The following piece is a guest post authored by Tony West, the Georgia State Director for Americans for Prosperity.

It’s been my pleasure to get to know Katie Chubb and learn more about her struggle to obtain a Certificate Of Need (CON) for her proposed birth center in Augusta. She is a passionate advocate for women and their rights and health during childbirth.

In this video, Katie remarks that the major reason she didn’t receive a CON was because her local hospitals didn’t want the competition. They didn’t want her taking “their” customers. And she’s right. A common argument in support of CON is to protect hospitals from other providers “cherry picking” patients of higher profit services.

The problem with that theory is that in practice it doesn’t occur. Scholarly studies by CON expert Matthew Mitchell and other researchers have found that states without CON have more hospitals and other types of medical facilities, including in rural areas. Moreover, CON-less states see less spending per capita. In layman’s terms, patients are spending less on healthcare and have more options in states without CON. This is exactly the result we’d expect by getting the government out of the way, and allowing medical professionals to provide for patients’ needs directly.

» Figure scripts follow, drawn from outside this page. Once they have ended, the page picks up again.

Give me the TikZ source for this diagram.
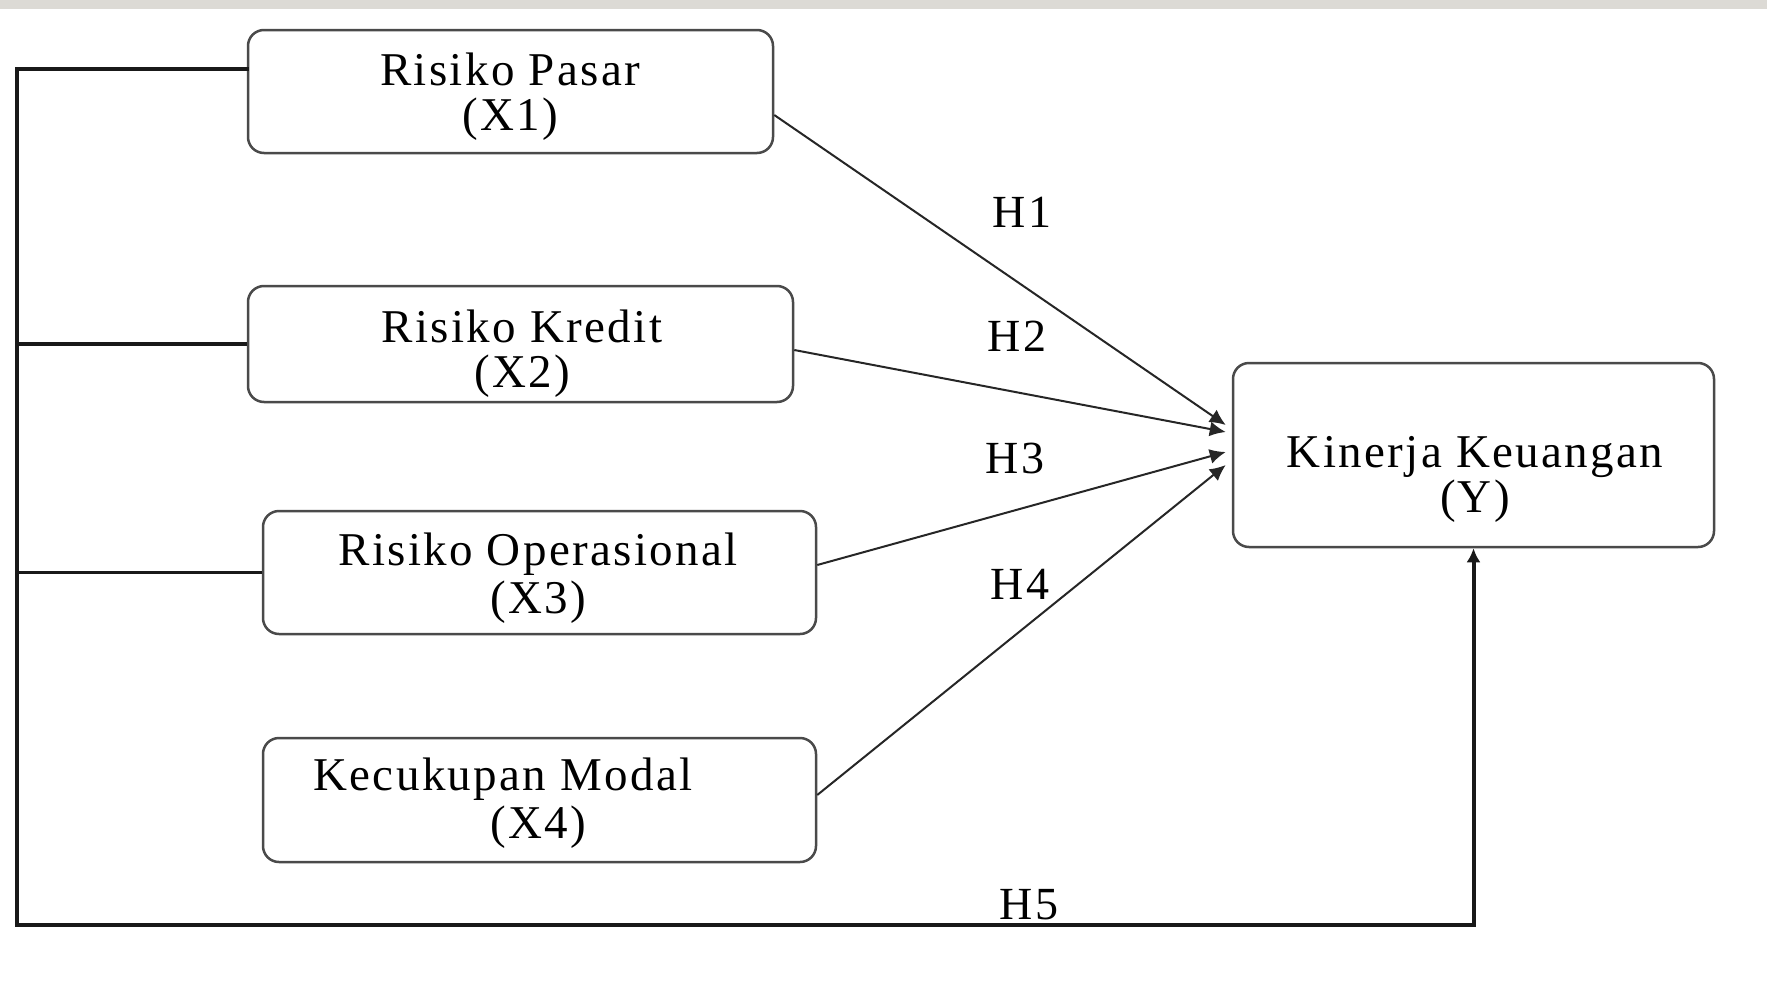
\documentclass[tikz,border=0pt]{standalone}
\usepackage{fontspec}
\setmainfont{Liberation Serif}[LetterSpace=5]
\usetikzlibrary{arrows.meta,calc}
\definecolor{bandgray}{HTML}{DCDAD5}
\definecolor{boxgray}{HTML}{4A4A4A}
\begin{document}
\begin{tikzpicture}[x=1pt,y=-1pt,
  box/.style={draw=boxgray, line width=2.5pt, rounded corners=16pt, inner sep=0pt},
  lbl/.style={font=\fontsize{47}{45}\selectfont, inner sep=0pt, anchor=base},
  hyp/.style={font=\fontsize{46}{46}\selectfont, inner sep=0pt},
  link/.style={line width=2pt, draw=black!85, -{Latex[length=16pt,width=15pt]}},
  frame/.style={line width=3.5pt, draw=black!90}]
\useasboundingbox (0,0) rectangle (1767,985);
\fill[bandgray] (0,0) rectangle (1767,9);

% boxes
\node[box, minimum width=525pt, minimum height=123pt] (x1) at (510.5,91.5) {};
\node[box, minimum width=545pt, minimum height=116pt] (x2) at (520.5,344) {};
\node[box, minimum width=553pt, minimum height=123pt] (x3) at (539.5,572.5) {};
\node[box, minimum width=553pt, minimum height=124pt] (x4) at (539.5,800) {};
\node[box, minimum width=481pt, minimum height=184pt] (y) at (1473.5,455) {};

% texts
\node[lbl] (t1a) at (510,85) {Risiko Pasar};
\node[lbl] (t1b) at (510,130) {(X1)};
\node[lbl] (t2a) at (522,342) {Risiko Kredit};
\node[lbl] (t2b) at (522,387) {(X2)};
\node[lbl] (t3a) at (538,565) {Risiko Operasional};
\node[lbl] (t3b) at (538,613) {(X3)};
\node[lbl] (t4a) at (503,790) {Kecukupan Modal};
\node[lbl] (t4b) at (538,838) {(X4)};
\node[lbl] (tya) at (1475,467) {Kinerja Keuangan};
\node[lbl] (tyb) at (1475,512) {(Y)};

% hypothesis labels
\node[hyp] (h1) at (1022,212) {H1};
\node[hyp] (h2) at (1017,336) {H2};
\node[hyp] (h3) at (1015,458) {H3};
\node[hyp] (h4) at (1020,584) {H4};
\node[hyp] (h5) at (1029,905) {H5};

% arrow ends
\coordinate (s1) at ($(x1.east)+(0,23.5)$);
\coordinate (s2) at ($(x2.east)+(0,6)$);
\coordinate (s3) at ($(x3.east)+(0,-7.5)$);
\coordinate (s4) at ($(x4.east)+(0,-5)$);
\coordinate (e1) at ($(y.west)+(-6,-30)$);
\coordinate (e2) at ($(y.west)+(-6,-23)$);
\coordinate (e3) at ($(y.west)+(-6,-3)$);
\coordinate (e4) at ($(y.west)+(-6,10)$);

\draw[link] (s1) -- (e1);
\draw[link] (s2) -- (e2);
\draw[link] (s3) -- (e3);
\draw[link] (s4) -- (e4);

% left frame and H5
\coordinate (c1) at (17,69);
\coordinate (c2) at (17,925);
\draw[frame, line cap=rect] (x1.west |- c1) -- (c1) -- (c2);
\draw[frame] (x2.west) -- (x2.west -| c1);
\draw[frame] (x3.west) -- (x3.west -| c1);
\draw[frame, line width=4pt, -{Latex[length=14pt,width=14pt]}] (c2) -| (y.south);
\end{tikzpicture}
\end{document}
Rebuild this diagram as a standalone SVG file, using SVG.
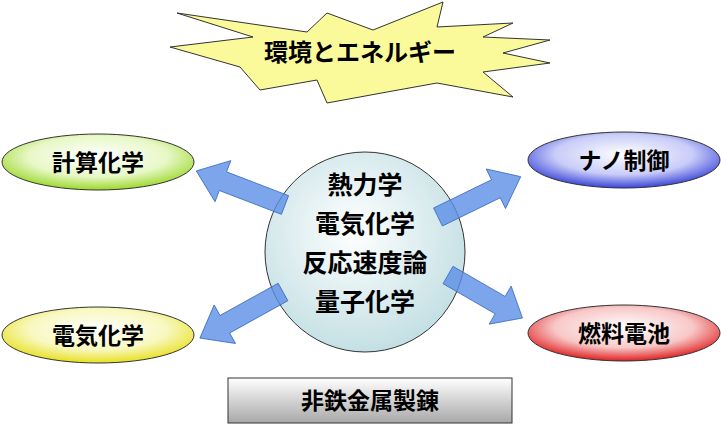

Another common argument against CON repeal is that you can’t apply regular free-market, supply-and-demand policies to healthcare. And yet, the unleashing of telehealth and Direct Primary Care are two reforms Georgia recently implemented that cut red tape and allow for easier access to care at lower costs. Repealing CON would have the same effects, not to mention the direct impact patients would feel as artificially restricted services start to come online.

In the past few years, four of Georgia’s neighbors have significantly reformed or repealed their outdated CON laws, inviting innovation into their respective health care markets. Tennessee, North Carolina, and Florida passed bills exempting numerous services from CON. Maternal and infant care shortages were major reasons South Carolina repealed CON requirements for all facilities and services except for nursing homes last year.

By removing big government regulations and allowing providers like Katie and others to serve patients, Georgia will take another step towards the personalized health care which so many Americans desire.